A EC 132/23 que aprovou a reforma tributária parcial, por meio de obscura norma, permite que o Executivo aumente a base de cálculo do IPTU por decreto.
Como se sabe, uma das formas clássicas de aumentar a carga tributária tem sido a manipulação da base de cálculo do imposto que, ao contrário da elevação de alíquotas, não confere visibilidade, passando desapercebida pelo contribuinte.
A legislação do IPTU do Município de São Paulo, para implementar a progressividade do imposto em razão do valor venal do imóvel, prevista no inciso I, do § 1º, do art. 156 da CF, ao invés de progredir a alíquota de acordo com a elevação do valor venal do imóvel, como acontece com a progressividade do Imposto de Renda das pessoas físicas, promove a elevação subrreptícia do valor venal em função da presumível capacidade contributiva do proprietário. Parte-se da premissa que quem possui imóvel de maior valor espelha capacidade contributiva maior e, dessa forma, promove um acréscimo no valor venal para cada faixa progressiva desse valor venal. Como o acréscimo de valor venal se faz diferentemente para imóveis residenciais, tributados à razão de 1%, e para imóveis não residenciais e terrenos, tributados pela alíquota de 1,5%, na prática, muitas vezes, o imóvel residencial acaba saindo mais caro para o contribuinte do que em relação ao terreno ou imóvel não residencial, configurando um verdadeiro absurdo jurídico.
Essa forma de progressão do imposto, por via de aumento da base de cálculo é absolutamente inconstitucional. O IPTU é um imposto de natureza real e a sua quantificação não pode variar de acordo com a qualidade subjetiva do proprietário do imóvel. O valor do imóvel deve ser aferido de forma objetiva. Um imóvel tem o seu valor determinado pelo mercado imobiliário, independentemente de o seu proprietário ser rico ou pobre.
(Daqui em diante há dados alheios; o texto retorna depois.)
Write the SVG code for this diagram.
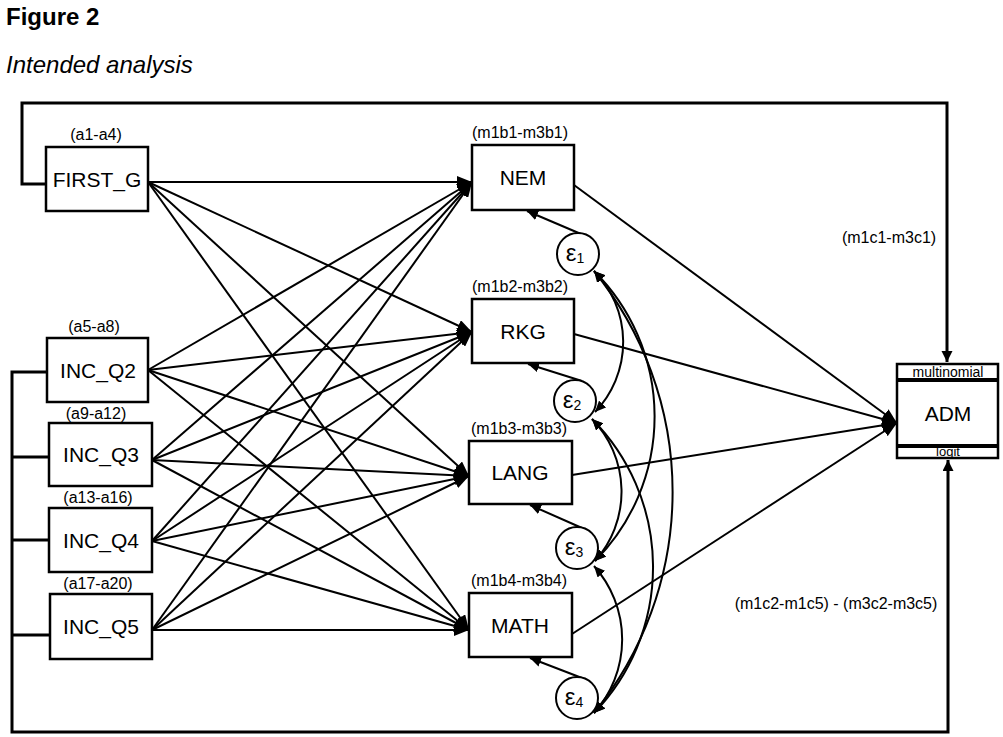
<svg xmlns="http://www.w3.org/2000/svg" width="1003" height="737" viewBox="0 0 1003 737">
<style>
.bg{fill:#fff}
.box{fill:#fff;stroke:#000;stroke-width:2.5}
.frame{fill:none;stroke:#000;stroke-width:3}
.edge{fill:none;stroke:#000;stroke-width:2;marker-end:url(#ah)}
.res{fill:none;stroke:#000;stroke-width:2;marker-end:url(#sh)}
.cov{fill:none;stroke:#000;stroke-width:2;marker-start:url(#sh2);marker-end:url(#sh2)}
.lbl{font-family:"Liberation Sans",Arial,sans-serif;font-size:21px;text-anchor:middle;fill:#000}
.sm{font-family:"Liberation Sans",Arial,sans-serif;font-size:16px;text-anchor:middle;fill:#000}
.eps{font-family:"Liberation Sans",Arial,sans-serif;font-size:24px;text-anchor:middle;fill:#000}
</style>
<defs>
<marker id="ah" markerUnits="userSpaceOnUse" markerWidth="16" markerHeight="12" refX="15" refY="6" orient="auto"><path d="M0,0 L15,6 L0,12 z" fill="#000"/></marker>
<marker id="sh" markerUnits="userSpaceOnUse" markerWidth="12" markerHeight="10" refX="11" refY="5" orient="auto"><path d="M0,0 L11,5 L0,10 z" fill="#000"/></marker>
<marker id="sh2" markerUnits="userSpaceOnUse" markerWidth="12" markerHeight="10" refX="11" refY="5" orient="auto-start-reverse"><path d="M0,0 L11,5 L0,10 z" fill="#000"/></marker>
<marker id="vh" markerUnits="userSpaceOnUse" markerWidth="12" markerHeight="12" refX="11" refY="5.5" orient="auto"><path d="M0,0 L11,5.5 L0,11 z" fill="#000"/></marker>
</defs>
<rect class="bg" x="0" y="0" width="1003" height="737"/>
<text x="6" y="25" font-family="Liberation Sans,Arial,sans-serif" font-size="24" font-weight="bold">Figure 2</text>
<text x="6" y="73" font-family="Liberation Sans,Arial,sans-serif" font-size="24" font-style="italic">Intended analysis</text>

<g id="connectors">
<polyline class="frame" points="46,184 22,184 22,103 947,103 947,352"/>
<path d="M947,352 L947,362" stroke="#000" stroke-width="3" marker-end="url(#vh)"/>
<polyline class="frame" points="47,372 12,372 12,732 948,732 948,470"/>
<path d="M948,470 L948,460" stroke="#000" stroke-width="3" marker-end="url(#vh)"/>
<line class="frame" x1="12" y1="457" x2="49" y2="457"/>
<line class="frame" x1="12" y1="540" x2="49" y2="540"/>
<line class="frame" x1="12" y1="635" x2="50" y2="635"/>
<line class="edge" x1="148" y1="182" x2="472" y2="182"/>
<line class="edge" x1="148" y1="182" x2="472" y2="332"/>
<line class="edge" x1="148" y1="182" x2="469" y2="476"/>
<line class="edge" x1="148" y1="182" x2="469" y2="630"/>
<line class="edge" x1="148" y1="370" x2="472" y2="182"/>
<line class="edge" x1="148" y1="370" x2="472" y2="332"/>
<line class="edge" x1="148" y1="370" x2="469" y2="476"/>
<line class="edge" x1="148" y1="370" x2="469" y2="630"/>
<line class="edge" x1="152" y1="460" x2="472" y2="182"/>
<line class="edge" x1="152" y1="460" x2="472" y2="332"/>
<line class="edge" x1="152" y1="460" x2="469" y2="476"/>
<line class="edge" x1="152" y1="460" x2="469" y2="630"/>
<line class="edge" x1="152" y1="541" x2="472" y2="182"/>
<line class="edge" x1="152" y1="541" x2="472" y2="332"/>
<line class="edge" x1="152" y1="541" x2="469" y2="476"/>
<line class="edge" x1="152" y1="541" x2="469" y2="630"/>
<line class="edge" x1="152" y1="630" x2="472" y2="182"/>
<line class="edge" x1="152" y1="630" x2="472" y2="332"/>
<line class="edge" x1="152" y1="630" x2="469" y2="476"/>
<line class="edge" x1="152" y1="630" x2="469" y2="630"/>
<line class="edge" x1="574" y1="185" x2="897" y2="423"/>
<line class="edge" x1="574" y1="334" x2="897" y2="423"/>
<line class="edge" x1="572" y1="475" x2="897" y2="423"/>
<line class="edge" x1="572" y1="634" x2="897" y2="423"/>
<line class="res" x1="581" y1="234" x2="527" y2="211"/>
<line class="res" x1="582" y1="381" x2="528" y2="364"/>
<line class="res" x1="582" y1="528" x2="530" y2="505"/>
<line class="res" x1="582" y1="678" x2="530" y2="658"/>
<path class="cov" d="M594,271 A101,101 0 0 1 595,412"/>
<path class="cov" d="M594,271 A205,205 0 0 1 595,561"/>
<path class="cov" d="M594,271 A350,350 0 0 1 594,713"/>
<path class="cov" d="M592,419 A104,104 0 0 1 595,561"/>
<path class="cov" d="M592,419 A210,210 0 0 1 594,713"/>
<path class="cov" d="M594,566 A110,110 0 0 1 594,713"/>
</g>

<g id="FIRST_G"><text class="sm" x="96" y="140">(a1-a4)</text><rect class="box" x="46" y="147" width="102" height="64"/><text class="lbl" x="97" y="187">FIRST_G</text></g>
<g id="INC_Q2"><text class="sm" x="94" y="332">(a5-a8)</text><rect class="box" x="47" y="338" width="101" height="64"/><text class="lbl" x="98" y="378">INC_Q2</text></g>
<g id="INC_Q3"><text class="sm" x="96" y="419">(a9-a12)</text><rect class="box" x="49" y="423" width="103" height="63"/><text class="lbl" x="101" y="462">INC_Q3</text></g>
<g id="INC_Q4"><text class="sm" x="98" y="503">(a13-a16)</text><rect class="box" x="49" y="508" width="103" height="64"/><text class="lbl" x="101" y="548">INC_Q4</text></g>
<g id="INC_Q5"><text class="sm" x="98" y="589">(a17-a20)</text><rect class="box" x="50" y="594" width="102" height="65"/><text class="lbl" x="101" y="634">INC_Q5</text></g>

<g id="NEM"><text class="sm" x="520" y="138">(m1b1-m3b1)</text><rect class="box" x="472" y="145" width="102" height="65"/><text class="lbl" x="523" y="185">NEM</text></g>
<g id="RKG"><text class="sm" x="520" y="292">(m1b2-m3b2)</text><rect class="box" x="472" y="299" width="102" height="64"/><text class="lbl" x="523" y="339">RKG</text></g>
<g id="LANG"><text class="sm" x="519" y="434">(m1b3-m3b3)</text><rect class="box" x="469" y="441" width="103" height="63"/><text class="lbl" x="520" y="480">LANG</text></g>
<g id="MATH"><text class="sm" x="519" y="586">(m1b4-m3b4)</text><rect class="box" x="469" y="593" width="103" height="64"/><text class="lbl" x="520" y="633">MATH</text></g>

<g id="e1"><circle cx="578" cy="254" r="21" fill="#fff" stroke="#000" stroke-width="2"/><text class="eps" x="575" y="261">ε<tspan font-size="14" dy="2">1</tspan></text></g>
<g id="e2"><circle cx="575" cy="401" r="21" fill="#fff" stroke="#000" stroke-width="2"/><text class="eps" x="572" y="408">ε<tspan font-size="14" dy="2">2</tspan></text></g>
<g id="e3"><circle cx="577" cy="548" r="21" fill="#fff" stroke="#000" stroke-width="2"/><text class="eps" x="574" y="555">ε<tspan font-size="14" dy="2">3</tspan></text></g>
<g id="e4"><circle cx="577" cy="698" r="21" fill="#fff" stroke="#000" stroke-width="2"/><text class="eps" x="574" y="705">ε<tspan font-size="14" dy="2">4</tspan></text></g>

<g id="ADM">
<rect class="box" x="897" y="364" width="101" height="94"/>
<line x1="897" y1="380" x2="998" y2="380" stroke="#000" stroke-width="4"/>
<line x1="897" y1="446" x2="998" y2="446" stroke="#000" stroke-width="4"/>
<text x="948" y="377" font-family="Liberation Sans,Arial,sans-serif" font-size="14" text-anchor="middle">multinomial</text>
<text class="lbl" x="948" y="421">ADM</text>
<text x="948" y="456" font-family="Liberation Sans,Arial,sans-serif" font-size="13" text-anchor="middle">logit</text>
</g>

<text class="sm" x="889" y="243">(m1c1-m3c1)</text>
<text class="sm" x="836" y="609">(m1c2-m1c5) - (m3c2-m3c5)</text>
</svg>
Na avaliação de imóvel prescinde-se o nome do seu proprietário.
Agora é o legislador constituinte derivado que permite aumentar o valor venal do IPTU por meio de um decreto do Executivo, conferindo uma redação dúbia ao texto constitucional que rege esse imposto.
De fato, a EC 132, de 20/12/23, acrescentou o inciso III ao §1º, do art. 156 da CF nos seguintes termos:
"Art. 156...
§ 1º ...
[...]
III - ter sua base de cálculo atualizada pelo Poder Executivo, conforme critérios estabelecidos em lei municipal.”
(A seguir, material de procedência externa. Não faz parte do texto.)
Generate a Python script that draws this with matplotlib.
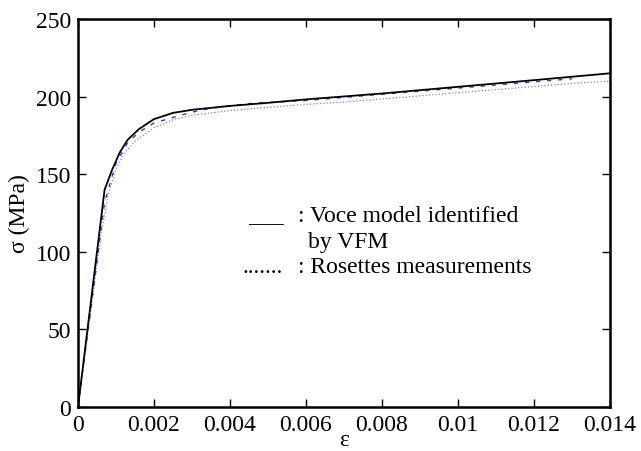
import numpy as np
import matplotlib
matplotlib.use('Agg')
import matplotlib.pyplot as plt

plt.rcParams['font.family'] = ['Liberation Serif', 'DejaVu Serif']

# Voce model identified by VFM
eps_voce = [0, 0.0007, 0.0009, 0.0011, 0.0013, 0.0016, 0.002, 0.0025, 0.003,
            0.004, 0.005, 0.006, 0.008, 0.010, 0.012, 0.014]
sig_voce = [0, 140, 153, 164, 172, 179, 185.5, 189.5, 191.5,
            194, 196, 198.2, 202, 206.3, 210.6, 215]

# Rosettes measurements (two gauges)
eps_ros1 = [0, 0.0003, 0.0006, 0.0008, 0.001, 0.0012, 0.0015, 0.002, 0.0025,
            0.003, 0.004, 0.005, 0.006, 0.007, 0.008, 0.009, 0.010, 0.011,
            0.012, 0.013, 0.014]
sig_ros1 = [0, 55, 110, 138, 153, 163, 171, 180, 185,
            188, 191, 193, 195, 196.5, 198.5, 200.5, 202.5, 204.5,
            206.5, 208.5, 210]

eps_ros2 = [0, 0.0004, 0.0007, 0.001, 0.0013, 0.0016, 0.002, 0.0025, 0.003,
            0.0035, 0.0045, 0.006, 0.008, 0.010, 0.012, 0.013]
sig_ros2 = [0, 75, 132, 157, 170, 177, 183, 186.5, 190,
            192.5, 195.5, 197.5, 201.5, 205.5, 209.5, 211.5]

fs = 17

fig = plt.figure(figsize=(6.41, 4.52), dpi=100)
ax = fig.add_axes([78 / 641, 1 - 408 / 452, 532 / 641, 388 / 452])

ax.plot(eps_ros1, sig_ros1, ':', color='#7a88c8', lw=0.9)
ax.plot(eps_ros2, sig_ros2, linestyle=(0, (3, 5)), color='#2a45a0', lw=1.0)
ax.plot(eps_voce, sig_voce, '-', color='black', lw=1.3)

ax.set_xlim(0, 0.014)
ax.set_ylim(0, 250)
ax.set_xticks(np.arange(0, 0.0141, 0.002))
ax.set_xticklabels(['0', '0.002', '0.004', '0.006', '0.008', '0.01', '0.012', '0.014'])
ax.set_yticks(np.arange(0, 251, 50))
ax.tick_params(direction='in', top=True, right=True, length=6, width=1,
               labelsize=fs)
ax.tick_params(axis='x', pad=5)
ax.tick_params(axis='y', pad=5)
for s in ax.spines.values():
    s.set_linewidth(1.8)

ax.set_xlabel('ε', fontsize=fs, labelpad=-4)
ax.set_ylabel('σ (MPa)', fontsize=fs, labelpad=4)

# legend written as text
ax.text(0.3195, 0.479, '___', transform=ax.transAxes, fontsize=fs, va='baseline')
ax.text(0.4135, 0.479, ': Voce model identified', transform=ax.transAxes,
        fontsize=fs, va='baseline')
ax.text(0.432, 0.412, 'by VFM', transform=ax.transAxes, fontsize=fs, va='baseline')
ax.text(0.310, 0.348, '.......', transform=ax.transAxes, fontsize=fs, va='baseline')
ax.text(0.4135, 0.348, ': Rosettes measurements', transform=ax.transAxes,
        fontsize=fs, va='baseline')

fig.savefig('out.png', dpi=100)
O inciso III previu a delegação legislativa para o Executivo aumentar a base de cálculo do IPTU por decreto, vulnerando o princípio da legalidade (protegido por cláusula pétrea) que data desde 1215, quando João Sem Terra instituiu a Carta Magna Inglesa.
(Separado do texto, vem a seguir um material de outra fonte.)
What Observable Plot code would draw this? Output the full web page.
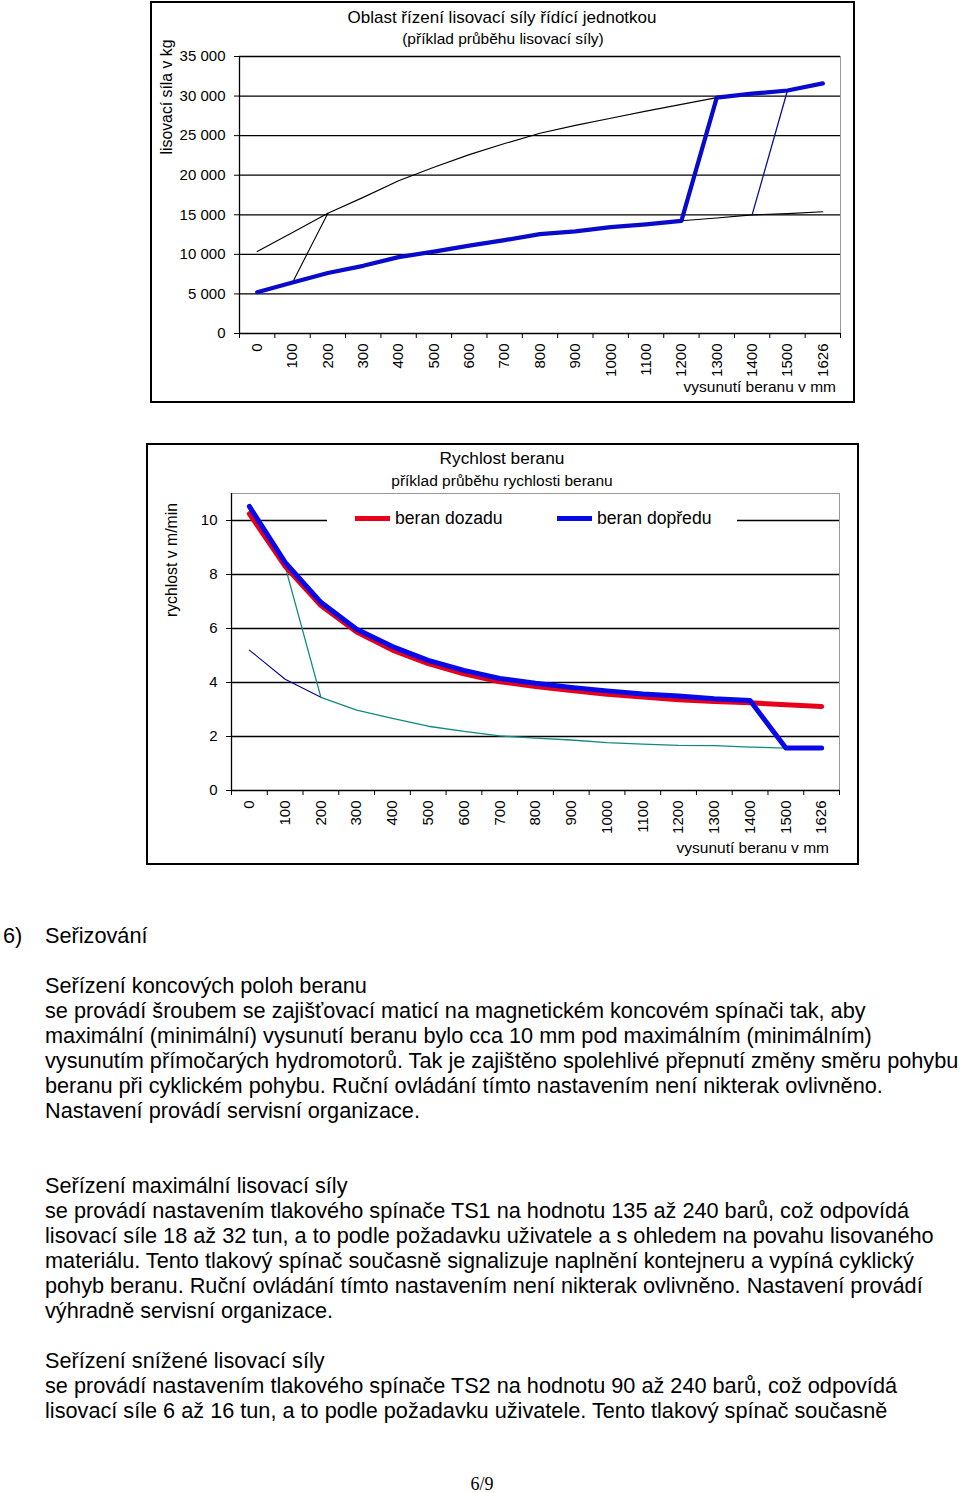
<!DOCTYPE html>
<html><head><meta charset="utf-8">
<script src="https://cdn.jsdelivr.net/npm/d3@7"></script>
<script src="https://cdn.jsdelivr.net/npm/@observablehq/plot@0.6"></script>
<style>
html,body{margin:0;padding:0;background:#fff;}
#page{position:relative;width:960px;height:1493px;overflow:hidden;font-family:"Liberation Sans",Arial,sans-serif;color:#000;background:#fff;}
.box{position:absolute;border:2px solid #000;box-sizing:border-box;}
.svgwrap{position:absolute;}
.ct{position:absolute;white-space:nowrap;transform:translate(-50%,-50%);line-height:1;}
.yl{position:absolute;white-space:nowrap;transform:translate(-50%,-50%) rotate(-90deg);line-height:1;}
.xt{position:absolute;white-space:nowrap;transform:translate(-100%,-50%);line-height:1;}
.lt{position:absolute;white-space:nowrap;transform:translate(0,-50%);line-height:1;}
.p{position:absolute;font-size:21.7px;line-height:25px;white-space:nowrap;}
</style></head><body><div id="page"></div>
<script>
// ---------- data ----------
const xLabels = ["0","100","200","300","400","500","600","700","800","900","1000","1100","1200","1300","1400","1500","1626"];

// chart 1: pressing force (kg)
const forceTicks = [0, 5000, 10000, 15000, 20000, 25000, 30000, 35000];
const forceMax = [10350, 12750, 15200, 17200, 19300, 21000, 22600, 24000, 25300, 26300, 27200, 28100, 28950, 29800, 30300, 30700, 31600];
const forceReduced = [5220, 6450, 7650, 8550, 9650, 10350, 11100, 11800, 12550, 12900, 13450, 13800, 14240, 14600, 14990, 15150, 15380];
const forceRam = [5220, 6450, 7650, 8550, 9650, 10350, 11100, 11800, 12550, 12900, 13450, 13800, 14240, 29800, 30300, 30700, 31600];
const forceSwitchLow = [null, 6450, 15200, null, null, null, null, null, null, null, null, null, null, null, null, null, null];
const forceSwitchHigh = [null, null, null, null, null, null, null, null, null, null, null, null, null, null, 14990, 30700, null];

// chart 2: ram speed (m/min)
const speedTicks = [0, 2, 4, 6, 8, 10];
const speedBack = [10.25, 8.3, 6.85, 5.87, 5.2, 4.7, 4.32, 4.03, 3.85, 3.7, 3.56, 3.46, 3.36, 3.3, 3.25, 3.18, 3.11];
const speedFwd = [10.52, 8.45, 6.97, 5.97, 5.33, 4.82, 4.45, 4.15, 3.97, 3.82, 3.69, 3.57, 3.5, 3.4, 3.33, 1.57, 1.57];
const speedStart = [5.2, 4.12, 3.45, null, null, null, null, null, null, null, null, null, null, null, null, null, null];
const speedSlow = [null, 8.3, 3.45, 2.98, 2.67, 2.38, 2.19, 2.02, 1.94, 1.87, 1.77, 1.72, 1.67, 1.66, 1.61, 1.57, null];
const legendNames = ["beran dozadu", "beran dopředu"];

// ---------- helpers ----------
const FONT = '"Liberation Sans", Arial, sans-serif';
const page = document.getElementById("page");
const pts = arr => arr.map((v, i) => ({i, v})).filter(d => d.v != null);
function el(cls, html, css) {
  const d = document.createElement("div");
  d.className = cls; d.innerHTML = html;
  Object.assign(d.style, css);
  page.appendChild(d); return d;
}
const bounds = d3.range(18).map(i => i - 0.5);
const cats = d3.range(17);

// ---------- chart 1 ----------
el("box", "", {left: "150px", top: "1px", width: "705px", height: "402px"});
const fmtForce = d => d === 0 ? "0" : d3.format(",")(d).replace(/,/g, " ");
const chart1 = Plot.plot({
  width: 705, height: 402,
  marginLeft: 89, marginRight: 15, marginTop: 55, marginBottom: 70,
  style: {fontFamily: FONT, fontSize: "15px", color: "#000", background: "transparent", overflow: "visible"},
  x: {type: "linear", domain: [-0.5, 16.5]},
  y: {type: "linear", domain: [0, 35000]},
  marks: [
    Plot.ruleX([16.5], {stroke: "#999", strokeWidth: 1}),
    Plot.gridY({ticks: forceTicks, stroke: "#000", strokeOpacity: 1, strokeWidth: 1.3}),
    Plot.ruleX([-0.5], {stroke: "#000", strokeWidth: 1.3}),
    Plot.axisY({ticks: forceTicks, tickSize: 5, tickPadding: 9, tickFormat: fmtForce, label: null}),
    Plot.axisX({ticks: bounds, tickSize: 5, tickFormat: () => "", label: null}),
    Plot.axisX({ticks: cats, tickSize: 0, tickPadding: 10, tickRotate: -90, tickFormat: i => xLabels[i], label: null}),
    Plot.line(pts(forceMax), {x: "i", y: "v", stroke: "#000", strokeWidth: 1.1}),
    Plot.line(pts(forceReduced), {x: "i", y: "v", stroke: "#000", strokeWidth: 1.1}),
    Plot.line(pts(forceSwitchLow), {x: "i", y: "v", stroke: "#000", strokeWidth: 1.1}),
    Plot.line(pts(forceSwitchHigh), {x: "i", y: "v", stroke: "#10108a", strokeWidth: 1.3}),
    Plot.line(pts(forceRam), {x: "i", y: "v", stroke: "#0a0acc", strokeWidth: 4.2})
  ]
});
el("svgwrap", "", {left: "150px", top: "1px"}).appendChild(chart1);
el("ct", "Oblast řízení lisovací síly řídící jednotkou", {left: "502px", top: "17px", fontSize: "17px"});
el("ct", "(příklad průběhu lisovací síly)", {left: "503px", top: "39px", fontSize: "15.5px"});
el("yl", "lisovací síla v kg", {left: "167px", top: "97px", fontSize: "15.8px"});
el("xt", "vysunutí beranu v mm", {left: "836px", top: "387px", fontSize: "15.5px"});

// ---------- chart 2 ----------
el("box", "", {left: "146px", top: "443px", width: "713px", height: "422px"});
const chart2 = Plot.plot({
  width: 713, height: 422,
  marginLeft: 85, marginRight: 20, marginTop: 50, marginBottom: 75,
  style: {fontFamily: FONT, fontSize: "15px", color: "#000", background: "transparent", overflow: "visible"},
  x: {type: "linear", domain: [-0.5, 16.5]},
  y: {type: "linear", domain: [0, 11]},
  marks: [
    Plot.ruleX([16.5], {stroke: "#999", strokeWidth: 1}),
    Plot.ruleY([11], {stroke: "#999", strokeWidth: 1}),
    Plot.gridY({ticks: speedTicks, stroke: "#000", strokeOpacity: 1, strokeWidth: 1.3}),
    Plot.ruleX([-0.5], {stroke: "#000", strokeWidth: 1.3}),
    Plot.axisY({ticks: speedTicks, tickSize: 5, tickPadding: 9, label: null}),
    Plot.axisX({ticks: bounds, tickSize: 5, tickFormat: () => "", label: null}),
    Plot.axisX({ticks: cats, tickSize: 0, tickPadding: 10, tickRotate: -90, tickFormat: i => xLabels[i], label: null}),
    Plot.line(pts(speedStart), {x: "i", y: "v", stroke: "#000090", strokeWidth: 1.1}),
    Plot.line(pts(speedSlow), {x: "i", y: "v", stroke: "#108a80", strokeWidth: 1.3}),
    Plot.line(pts(speedBack), {x: "i", y: "v", stroke: "#e8001a", strokeWidth: 5}),
    Plot.line(pts(speedFwd), {x: "i", y: "v", stroke: "#0808e8", strokeWidth: 5})
  ]
});
el("svgwrap", "", {left: "146px", top: "443px"}).appendChild(chart2);
el("ct", "Rychlost beranu", {left: "502px", top: "459px", fontSize: "17.3px"});
el("ct", "příklad průběhu rychlosti beranu", {left: "502px", top: "481px", fontSize: "15.5px"});
el("yl", "rychlost v m/min", {left: "172px", top: "560px", fontSize: "15.8px"});
el("xt", "vysunutí beranu v mm", {left: "829px", top: "848px", fontSize: "15.5px"});
// legend
el("box", "", {left: "327px", top: "506px", width: "410px", height: "26px", background: "#fff", border: "none"});
el("box", "", {left: "355px", top: "516px", width: "35px", height: "5px", background: "#e8001a", border: "none"});
el("lt", legendNames[0], {left: "395px", top: "519px", fontSize: "17.6px"});
el("box", "", {left: "557px", top: "516px", width: "35px", height: "5px", background: "#0808e8", border: "none"});
el("lt", legendNames[1], {left: "597px", top: "519px", fontSize: "17.6px"});

// ---------- body text ----------
const textLines = [
  [935, "Seřizování"],
  [985, "Seřízení koncových poloh beranu"],
  [1010, "se provádí šroubem se zajišťovací maticí na magnetickém koncovém spínači tak, aby"],
  [1035, "maximální (minimální) vysunutí beranu bylo cca 10 mm pod maximálním (minimálním)"],
  [1060, "vysunutím přímočarých hydromotorů. Tak je zajištěno spolehlivé přepnutí změny směru pohybu"],
  [1085, "beranu při cyklickém pohybu. Ruční ovládání tímto nastavením není nikterak ovlivněno."],
  [1110, "Nastavení provádí servisní organizace."],
  [1185, "Seřízení maximální lisovací síly"],
  [1210, "se provádí nastavením tlakového spínače TS1 na hodnotu 135 až 240 barů, což odpovídá"],
  [1235, "lisovací síle 18 až 32 tun, a to podle požadavku uživatele a s ohledem na povahu lisovaného"],
  [1260, "materiálu. Tento tlakový spínač současně signalizuje naplnění kontejneru a vypíná cyklický"],
  [1285, "pohyb beranu. Ruční ovládání tímto nastavením není nikterak ovlivněno. Nastavení provádí"],
  [1310, "výhradně servisní organizace."],
  [1360, "Seřízení snížené lisovací síly"],
  [1385, "se provádí nastavením tlakového spínače TS2 na hodnotu 90 až 240 barů, což odpovídá"],
  [1410, "lisovací síle 6 až 16 tun, a to podle požadavku uživatele. Tento tlakový spínač současně"]
];
el("p", "6)", {left: "3px", top: (935 - 12) + "px"});
for (const [y, t] of textLines) el("p", t, {left: "45px", top: (y - 12) + "px"});
el("ct", "6/9", {left: "482px", top: "1484px", fontSize: "18px", fontFamily: '"Liberation Serif", "Times New Roman", serif'});
</script></body></html>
Poder-se-ia argumentar que se trata de mera atualização monetária da base de cálculo mediante correção dos valores da Planta Genérica de Valores – PGV – como vem sendo feita até hoje.
Mas, se assim fosse, esse inciso sob comento seria despiciendo, pois a doutrina e a jurisprudência são pacíficas no sentido de que a mera atualização monetária da base de cálculo do tributo não representa aumento tributário a exigir a presença de lei em sentido estrito, como se não bastasse o que está consignado no § 2º, do art. 97 do CTN:
“§ 2º Não constitui majoração de tributo, para os fins do disposto no inciso II deste artigo, a atualização do valor monetário da respectiva base de cálculo.”
Na verdade, esse § 2º nos parece abundante, pois como o próprio texto está a indicar visa tão somente atualizar o poder aquisitivo da moeda, anulando o impacto do processo inflacionário.
Nada tem a ver com o aumento real ou com a majoração do tributo, campo de atuação exclusiva da lei em sentido estrito, como prescrito nos incisos I e II, do caput do art. 97 do CTN e no art. 150, I da Constituição Federal.
Quem acompanhou os debates nas duas Casas Legislativas sabe muito bem das pressões exercidas pelos Prefeitos para aumentar o IPTU por decreto. Daí a redação dúbia conferida pelo legislador constituinte derivado que permite interpretações em sentidos opostos.
Foi a maneira de atender aos desejos dos prefeitos, sem ofender escancaradamente o secular princípio da legalidade tributária. Jogou sobre os ombros do Judiciário a correta interpretação desse obscuro preceito constitucional.
Certamente essa questão consumirá décadas de discussões nos tribunais do país.